Secondly, the Massachusetts Institute of Technology was chosen as a partner of the newly created Skolkovo Institute of Science and Technology (Skoltech), which greatly enhanced the project’s reputation. A group of MIT professors, led by Edward Crawley, who became Skoltech’s president, agreed to develop the new university. MIT’s prestige and credibility in US academic and business circles opened many doors for Skolkovo and allowed the project (and the Russian government) to be better positioned on the foreign markets.

Thirdly, the very idea of creating a center for developing innovation, commercializing new technologies, stimulating startups, engaging world-renowned scientists and professors, teaching students the newest programs sounded clever and refreshing.

Despite the many favorable conditions created for Skolkovo, the project hasn’t achieved its ambitious goals: the city construction plan is still in development, and several Western top-managers left the project.  In 2011, Vladimir Putin, then prime minister, created a new body—the Agency for Strategic Initiatives, which was said to be a continuation of Skolkovo. In reality this move was a signal that Putin would not tolerate competition within the country’s leadership and that the issue of innovation would be under his control. Having returned to office as president in 2012, Putin decided to put the project on hold and refused to sign amendments to the law on Skolkovo, because “the criteria and indicators that are necessary for assessing the results of Skolkovo’s activities had not been defined.”


Skolkovo was a pet project of Russia's former president, Dmitri Medvedev.


Also, at the end of 2012, Steven Geiger resigned from his position of Skolkovo’s chief operating officer. Geiger summarized his experience at Skolkovo in an op-ed, in which he said that “a typical mistake of global innovation projects in various countries is the initial desire to announce themselves as an insanely costly super-city that incorporates all the new architectural and technological wonders of the world. They look spectacular, it is easy to make a futuristic TV-report about them, but almost always they have little to do with innovation development. What is even worse is that they distract from funding real innovations.” Geiger added that Skoltech was the only exception in the otherwise inconsistent implementation of the Skolkovo project.

Skolkovo faced even more trouble when Russia’s Investigative Committee (IC) initiated a case against Kirill Lugovtsov, the former head of the Skolkovo financial department, and Vladimir Khokhlov, director-general of the Skolkovo customs & financial company. Both men were accused of embezzling 24 million rubles ($760,000). A little later, it was reported that the IC had received information that 3.5 billion rubles ($110 million) of the Skolkovo fund was spent for unauthorized purposes. According to the IC, this money was deposited in Metkombank, which is affiliated with companies owned by Viktor Vekselberg, the Skolkovo Foundation president.

Yevgeny Yasin, academic supervisor at the Higher School of Economics, noted that the country’s leaders “were saying generally the right things: we need modernization, we need an innovative economy….  But one needs to understand: how is it going to happen?
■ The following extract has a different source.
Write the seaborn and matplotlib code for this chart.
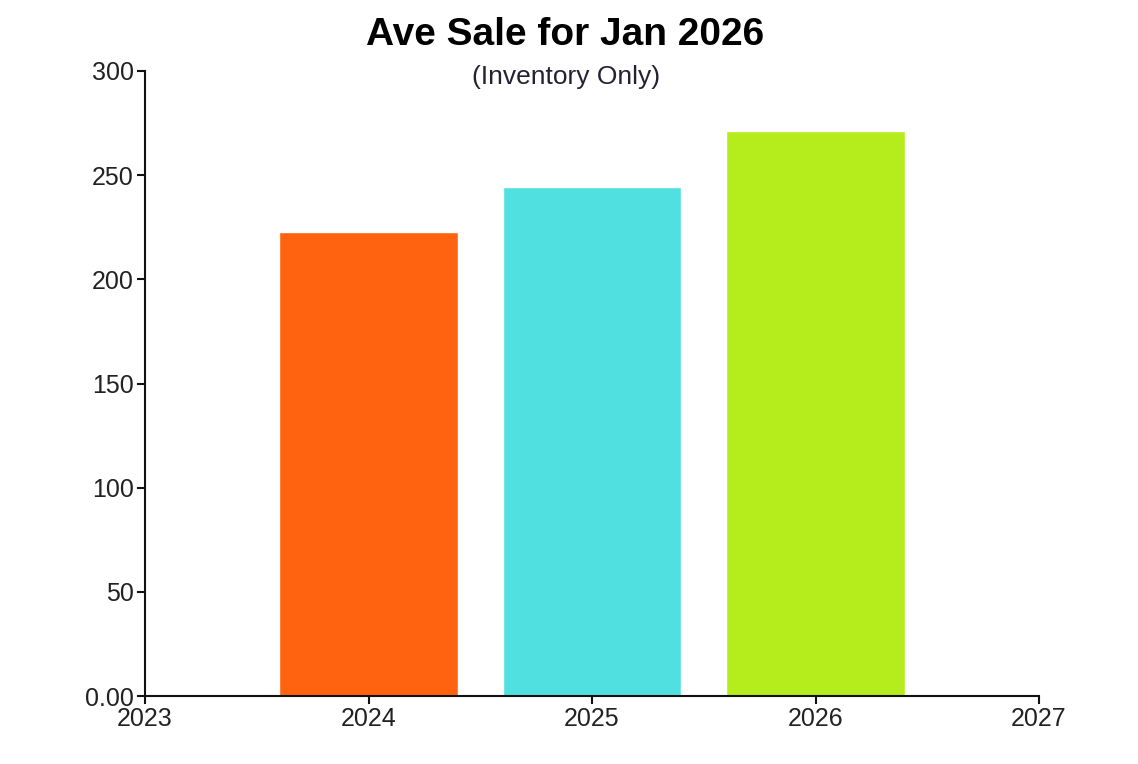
import matplotlib
matplotlib.use("Agg")
import matplotlib.pyplot as plt
import seaborn as sns
import pandas as pd

# chart data
years = [2024, 2025, 2026]
aveSale = [222.5, 244.5, 271.0]
barColors = ["#FF6310", "#50E0E0", "#B4EC1C"]
yTicks = [0, 50, 100, 150, 200, 250, 300]
yTickLabels = ["0.00", "50", "100", "150", "200", "250", "300"]
xTicks = [2023, 2024, 2025, 2026, 2027]

sns.set_style("white")
plt.rcParams["font.family"] = ["Liberation Sans", "DejaVu Sans"]

df = pd.DataFrame({"Year": years, "AveSale": aveSale})

fig = plt.figure(figsize=(11.38, 7.64), dpi=100)
ax = fig.add_axes([145 / 1138, 68 / 764, (1039 - 145) / 1138, (696 - 71) / 764])

sns.barplot(data=df, x="Year", y="AveSale", hue="Year", palette=barColors,
            native_scale=True, width=0.8, saturation=1, legend=False, ax=ax)

ax.set_xlim(2023, 2027)
ax.set_ylim(0, 300)
ax.set_xticks(xTicks)
ax.set_xticklabels([str(x) for x in xTicks])
ax.set_yticks(yTicks)
ax.set_yticklabels(yTickLabels)
ax.set_xlabel("")
ax.set_ylabel("")

for side in ["top", "right"]:
    ax.spines[side].set_visible(False)
for side in ["left", "bottom"]:
    ax.spines[side].set_color("#111111")
    ax.spines[side].set_linewidth(1.5)

ax.tick_params(axis="both", direction="out", length=6, width=1.5, color="#111111",
               labelsize=18, labelcolor="#222222", pad=2, bottom=True, left=True)

fig.text(0.4965, 1 - 35 / 764, "Ave Sale for Jan 2026", ha="center", va="center",
         fontsize=28, fontweight="bold", color="#000000")
fig.text(0.4975, 1 - 77 / 764, "(Inventory Only)", ha="center", va="center",
         fontsize=19, color="#222233")

plt.savefig("out.png", dpi=100, facecolor="white")
plt.close()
If you think that if you allocate a lot of money for Skolkovo, build some enterprises there, and invite Nobel Prize winners, things will immediately go as advertised, then I’m afraid this won’t solve the problem. Even a dozen Skolkovos won’t solve the problem. Silicon Valley in Palo Alto emerged on the basis of universities and free movement of the students <…> It was a real breakthrough. There they have a free democratic country. There they had functioning institutions that protected property rights, provided conditions for competition, not just in the economy but in politics as well, and most importantly, [these institutions were functioning] under the rule of law. There, the law is more important than who the boss, or the leader is. Actually, European success, and the success of the Anglo-Saxon countries are rooted in these basic institutions.”